In a move that will get more kids outdoors and protect public lands nationwide, today the US House of Representatives overwhelmingly passed the Natural Resources Management Act (the Senate passed the bill last week). The act is a sweeping lands protection package that establishes permanent reauthorization of the Land and Water Conservation Fund, includes the Every Kid Outdoors Act, and protects more than two million acres of public land, including the Organ Mountains–Desert Peaks, Emery County and Yellowstone Gateway, and the Methow Headwaters Withdrawal. It also creates a new national monument honoring civil rights icon Medgar Evers in Mississippi.
The Land and Water Conservation Fund (LWCF) is America’s most successful land conservation program and benefits every state and nearly every county in the country. LWCF combines two complementary programs that work at the federal, state, and local levels. The federal program uses royalty revenue received from offshore oil and gas development to acquire high-value properties to add to America’s national parks, forests, and wildlife refuges. Lands acquired through the fund increase recreation access and make parks and forests easier to manage.
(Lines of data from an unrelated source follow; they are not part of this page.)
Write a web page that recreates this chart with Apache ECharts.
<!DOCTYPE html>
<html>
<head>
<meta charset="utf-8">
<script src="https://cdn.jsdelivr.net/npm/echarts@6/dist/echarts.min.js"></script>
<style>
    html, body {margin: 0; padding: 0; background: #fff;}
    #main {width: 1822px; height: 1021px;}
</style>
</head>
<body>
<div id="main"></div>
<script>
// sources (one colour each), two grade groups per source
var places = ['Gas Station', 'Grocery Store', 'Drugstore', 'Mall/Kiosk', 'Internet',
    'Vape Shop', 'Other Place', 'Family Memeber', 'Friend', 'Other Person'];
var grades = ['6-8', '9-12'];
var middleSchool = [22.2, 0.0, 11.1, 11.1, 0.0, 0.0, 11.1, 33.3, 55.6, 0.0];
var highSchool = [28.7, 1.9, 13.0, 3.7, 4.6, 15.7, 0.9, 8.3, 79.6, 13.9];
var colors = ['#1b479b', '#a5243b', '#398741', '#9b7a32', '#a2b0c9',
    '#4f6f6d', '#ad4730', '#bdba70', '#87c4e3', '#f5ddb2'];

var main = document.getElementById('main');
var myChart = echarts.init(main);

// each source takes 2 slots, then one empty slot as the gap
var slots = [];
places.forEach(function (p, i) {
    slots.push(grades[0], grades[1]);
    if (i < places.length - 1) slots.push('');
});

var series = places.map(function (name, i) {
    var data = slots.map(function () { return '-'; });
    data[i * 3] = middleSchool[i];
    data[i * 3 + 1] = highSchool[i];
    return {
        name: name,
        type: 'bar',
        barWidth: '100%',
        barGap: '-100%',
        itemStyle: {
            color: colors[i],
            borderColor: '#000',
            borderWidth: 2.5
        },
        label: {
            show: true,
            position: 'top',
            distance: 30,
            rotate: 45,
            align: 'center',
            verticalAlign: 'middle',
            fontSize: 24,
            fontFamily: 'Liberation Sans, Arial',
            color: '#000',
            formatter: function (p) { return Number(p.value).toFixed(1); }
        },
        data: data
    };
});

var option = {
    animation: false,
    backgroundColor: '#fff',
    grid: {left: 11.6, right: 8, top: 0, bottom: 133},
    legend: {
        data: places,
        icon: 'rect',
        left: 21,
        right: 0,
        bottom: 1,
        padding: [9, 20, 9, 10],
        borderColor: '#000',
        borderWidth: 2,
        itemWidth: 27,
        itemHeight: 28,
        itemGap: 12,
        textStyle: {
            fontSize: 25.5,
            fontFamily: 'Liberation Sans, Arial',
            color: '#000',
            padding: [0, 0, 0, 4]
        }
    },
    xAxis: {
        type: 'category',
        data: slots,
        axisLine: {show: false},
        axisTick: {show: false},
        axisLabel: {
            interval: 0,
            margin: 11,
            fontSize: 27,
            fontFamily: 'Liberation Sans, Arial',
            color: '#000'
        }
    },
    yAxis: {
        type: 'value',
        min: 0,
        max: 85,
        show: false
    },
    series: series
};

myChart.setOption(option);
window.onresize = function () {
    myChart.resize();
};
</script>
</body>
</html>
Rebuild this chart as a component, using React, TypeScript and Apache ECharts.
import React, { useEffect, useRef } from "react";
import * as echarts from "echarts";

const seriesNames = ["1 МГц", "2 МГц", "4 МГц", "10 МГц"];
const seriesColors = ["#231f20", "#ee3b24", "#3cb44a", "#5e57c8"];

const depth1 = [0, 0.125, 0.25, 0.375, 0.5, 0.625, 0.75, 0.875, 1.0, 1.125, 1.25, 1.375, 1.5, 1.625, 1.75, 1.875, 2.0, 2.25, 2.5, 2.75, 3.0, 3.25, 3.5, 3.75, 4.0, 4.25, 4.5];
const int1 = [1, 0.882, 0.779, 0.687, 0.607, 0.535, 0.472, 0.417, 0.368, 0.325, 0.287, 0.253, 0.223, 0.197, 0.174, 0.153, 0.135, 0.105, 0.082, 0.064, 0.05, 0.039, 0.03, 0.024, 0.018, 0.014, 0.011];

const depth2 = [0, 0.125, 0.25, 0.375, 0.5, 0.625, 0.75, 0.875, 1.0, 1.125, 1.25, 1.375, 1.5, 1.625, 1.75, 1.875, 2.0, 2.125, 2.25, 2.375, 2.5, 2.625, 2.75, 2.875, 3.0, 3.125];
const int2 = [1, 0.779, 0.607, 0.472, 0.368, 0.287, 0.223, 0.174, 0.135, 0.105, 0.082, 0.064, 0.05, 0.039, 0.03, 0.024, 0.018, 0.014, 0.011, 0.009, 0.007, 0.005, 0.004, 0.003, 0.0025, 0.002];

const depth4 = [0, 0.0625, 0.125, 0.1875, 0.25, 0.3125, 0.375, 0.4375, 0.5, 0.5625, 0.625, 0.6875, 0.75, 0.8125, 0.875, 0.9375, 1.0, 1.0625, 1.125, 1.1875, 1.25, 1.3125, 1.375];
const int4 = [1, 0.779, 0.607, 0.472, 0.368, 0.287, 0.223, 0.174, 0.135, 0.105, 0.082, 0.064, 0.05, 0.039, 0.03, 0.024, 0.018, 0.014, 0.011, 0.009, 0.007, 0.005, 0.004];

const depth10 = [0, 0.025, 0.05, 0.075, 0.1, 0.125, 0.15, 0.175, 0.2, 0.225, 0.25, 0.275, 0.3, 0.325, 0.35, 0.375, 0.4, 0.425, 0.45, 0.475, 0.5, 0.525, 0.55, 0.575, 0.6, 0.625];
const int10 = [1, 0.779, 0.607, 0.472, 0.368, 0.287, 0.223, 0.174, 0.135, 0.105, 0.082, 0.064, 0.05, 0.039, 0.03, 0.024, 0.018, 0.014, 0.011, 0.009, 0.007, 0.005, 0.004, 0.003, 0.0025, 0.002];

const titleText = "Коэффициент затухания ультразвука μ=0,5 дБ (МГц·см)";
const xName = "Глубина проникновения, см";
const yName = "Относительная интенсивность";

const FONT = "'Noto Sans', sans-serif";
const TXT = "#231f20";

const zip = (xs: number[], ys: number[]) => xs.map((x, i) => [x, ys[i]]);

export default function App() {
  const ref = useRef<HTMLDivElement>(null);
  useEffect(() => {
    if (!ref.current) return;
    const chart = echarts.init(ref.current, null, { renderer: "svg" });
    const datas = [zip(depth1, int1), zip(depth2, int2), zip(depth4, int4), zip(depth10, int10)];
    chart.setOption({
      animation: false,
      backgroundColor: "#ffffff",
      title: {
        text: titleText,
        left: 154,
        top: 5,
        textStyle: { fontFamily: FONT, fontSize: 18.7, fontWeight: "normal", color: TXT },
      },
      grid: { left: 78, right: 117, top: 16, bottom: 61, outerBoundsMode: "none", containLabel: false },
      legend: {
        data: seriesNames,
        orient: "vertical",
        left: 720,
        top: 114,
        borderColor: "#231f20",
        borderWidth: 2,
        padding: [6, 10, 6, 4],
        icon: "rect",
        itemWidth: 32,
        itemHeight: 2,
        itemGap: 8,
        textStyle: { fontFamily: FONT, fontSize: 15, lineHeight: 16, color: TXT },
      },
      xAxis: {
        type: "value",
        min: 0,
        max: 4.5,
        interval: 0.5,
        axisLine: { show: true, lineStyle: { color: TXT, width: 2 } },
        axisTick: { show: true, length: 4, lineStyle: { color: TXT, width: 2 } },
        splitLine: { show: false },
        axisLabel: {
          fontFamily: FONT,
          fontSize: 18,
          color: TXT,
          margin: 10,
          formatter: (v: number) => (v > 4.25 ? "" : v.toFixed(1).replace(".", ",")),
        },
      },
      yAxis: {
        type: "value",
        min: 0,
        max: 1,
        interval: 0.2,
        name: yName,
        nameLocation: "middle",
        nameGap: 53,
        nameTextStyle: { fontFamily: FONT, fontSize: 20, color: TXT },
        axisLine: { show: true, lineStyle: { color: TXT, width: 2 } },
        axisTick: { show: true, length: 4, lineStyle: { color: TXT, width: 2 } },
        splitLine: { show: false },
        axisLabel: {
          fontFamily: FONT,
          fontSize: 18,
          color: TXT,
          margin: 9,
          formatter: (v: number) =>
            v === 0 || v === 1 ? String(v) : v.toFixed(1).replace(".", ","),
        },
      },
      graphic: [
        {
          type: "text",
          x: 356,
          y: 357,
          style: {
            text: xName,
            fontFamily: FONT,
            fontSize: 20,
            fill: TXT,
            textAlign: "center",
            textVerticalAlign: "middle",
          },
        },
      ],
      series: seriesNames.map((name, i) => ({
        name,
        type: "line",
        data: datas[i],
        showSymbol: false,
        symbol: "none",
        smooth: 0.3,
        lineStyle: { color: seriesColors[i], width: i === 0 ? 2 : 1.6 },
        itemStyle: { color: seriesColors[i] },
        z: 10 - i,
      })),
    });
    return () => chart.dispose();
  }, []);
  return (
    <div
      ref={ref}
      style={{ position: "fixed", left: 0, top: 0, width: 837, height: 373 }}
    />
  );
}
The LWCF’s state program provides grants for the development and improvement of community parks, open spaces, recreation facilities, and public access points. After more than 50 years of success, communities in every part of the nation rely on the LWCF for both near-term projects and complex conservation and recreation plans for the future.
The act includes the Every Kids Outdoors Act, which formally authorizes for seven years the Every Kid in a Park program (now called Every Kid Outdoors) to encourage children to visit their national parks and public lands. Every Kid Outdoors provides fourth graders with a free-entry park pass for themselves and their families to visit all of our federally managed public lands, waters, and shores. In its first two years, the program reached over two million fourth graders and leveraged nearly $5 million in private funding to support transportation costs for children from Title 1 schools across the US.
“Dozens of organizations and tens of thousands of people across the country voiced their support for this vital program, including over 1,000 kids who signed postcards about the value of the program,” said Jackie Ostfeld, director of Sierra Club Outdoors and chair of the Outdoors Alliance for Kids. “I’m grateful to see our elected leaders come together in this time of division and create a bipartisan bill to make sure every fourth grader in the US has the chance to visit one of their national parks and become a lifelong advocate for conservation.”
Sierra Club supporters across the US voiced strong support for the Natural Resources Management Act, and we are thrilled that Congress listened.